Effective field theories: When the explicit high-energy completion of a theory is unknown or unwieldy, practitioners use an Effective field theory approach. Here, counterterms organize an infinite tower of higher-dimension operators, each with a coefficient that encodes the impact of heavy states. This approach respects the idea that physics at a given scale should be largely insensitive to details at much higher energies.
Connections to other areas: The concept of counterterms extends beyond particle physics into areas such as statistical mechanics and condensed matter physics, where renormalization ideas help explain critical phenomena and scaling behavior.
Controversies and debates
Naturalness and fine-tuning: A central debate centers on how natural certain counterterm values must be to fit data.
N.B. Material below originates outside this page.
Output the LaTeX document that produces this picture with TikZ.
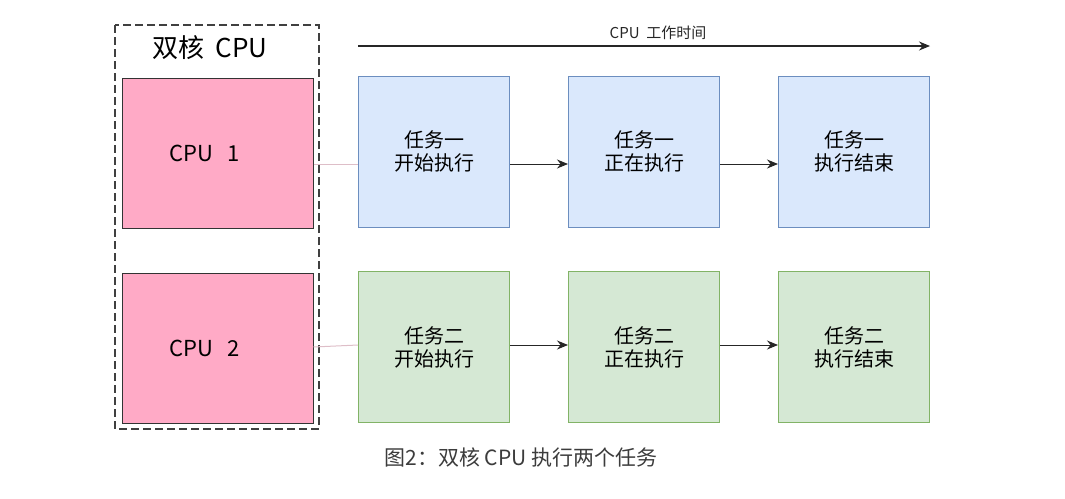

Critics argue that some observed parameters require delicate cancellations (fine-tuning) that lack an obvious protective symmetry or mechanism. Proponents of the field’s traditional approach emphasize that naturalness is a guiding heuristic that has yielded successful predictions, while acknowledging that it may point to new physics at higher scales. See discussions of naturalness (physics) and fine-tuning.
The role of renormalizability: Historically, renormalizability was viewed as a strict requirement for a theory’s viability. With the rise of Effective field theory concepts, many physicists accept non-renormalizable interactions as part of a sensible low-energy description, provided they are suppressed by a high energy scale. This shift has sparked debates about the best criteria for theory choice and the interpretation of divergences.
Philosophical and methodological angles: Some critiques argue that a heavy emphasis on mathematical elegance or on specific renormalization schemes can obscure empirical adequacy or lead researchers to overlook viable alternative frameworks. Advocates of a pragmatic, data-driven approach counter that renormalization and counterterms provide transparent, testable connections between theory and experiment.
Policy and resource considerations: In broader science policy discussions, critics sometimes frame heavy investment in high-energy facilities as misplaced if counterterm-rich theories do not yield decisive experimental confirmation. Supporters contend that precise tests of the Standard Model and probes for new physics rely on the mature, calculational framework that counterterms enable, and they emphasize the broader technological and methodological benefits of fundamental research.